Frequently, I am having an issue where the upstream Dataset dependencies for a DAG become out of sync. For example, if DAG D3 is dependent on Datasets from DAGs D1 and D2, and then D1 publishes a Dataset but D2 does not, then D3 will show 1/2 Dataset dependencies satisfied.
If I want to “reset” the Datasets satisfied for D3 dag (i.e. make it show 0/2 Datasets satisfied), I do not currently know a way to do this without having to publish D2 Dataset to trigger D3 dag to run, which will then make the Datasets start over with a fresh slate of 0/2.
Is there a way that we can reset, clear, or otherwise wipe away a DAG’s upstream Dataset dependencies, so that the DAG will need ALL of the upstream dependencies satisfied, and no “partial” Dataset dependencies satisfied?
As of today, there is no feature to clear or rest. But I think it is a useful feature. Have relayed to the team.
Is it something which you come across very often for most of the pipelines or just an edge case. If it is indeed a blocker, we can look at other alternatives.
The need for our pipeline to selectively reset/clear certain DAGs’ Dataset dependencies is a rather frequent occurrence for us.
It mostly arises when multiple downstream DAGs depend on the same upstream Dataset. In that case, publishing the upstream Dataset may cause 1 of the downstream DAGs to have Dataset dependencies in sync, but 4 other downstream DAGs may then have their Dataset dependencies out of sync (because those 4 DAGs may have already been at 0/X Dataset fresh slate).
While such a feature is by no means absolutely necessary, like you mention - it would be a useful feature to have! It would save time and provide a much cleaner solution to fixing complex Dataset dependency graphs with multiple up/downstream dependencies.

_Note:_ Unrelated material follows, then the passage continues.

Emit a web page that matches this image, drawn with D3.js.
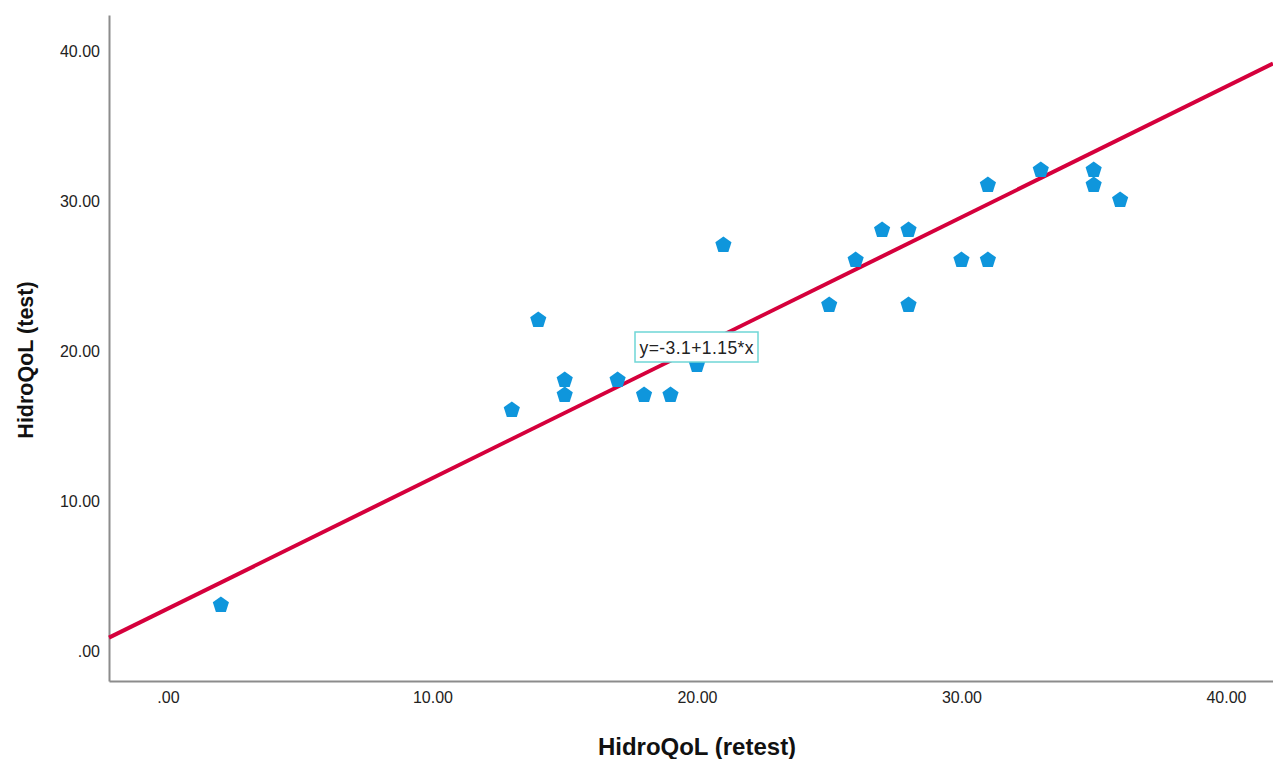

Hey @vincent99-git , I totally agree with what you said. And this has already been raised as a request with the OSS team and it is on their radar.
As for the next steps to get you unblocked, did you try looking at the metadata db table dataset_dag_run_queue that lists the datasets in queue and that have been completed? May be worth experimenting with if this is a blocker. Could be a good case study!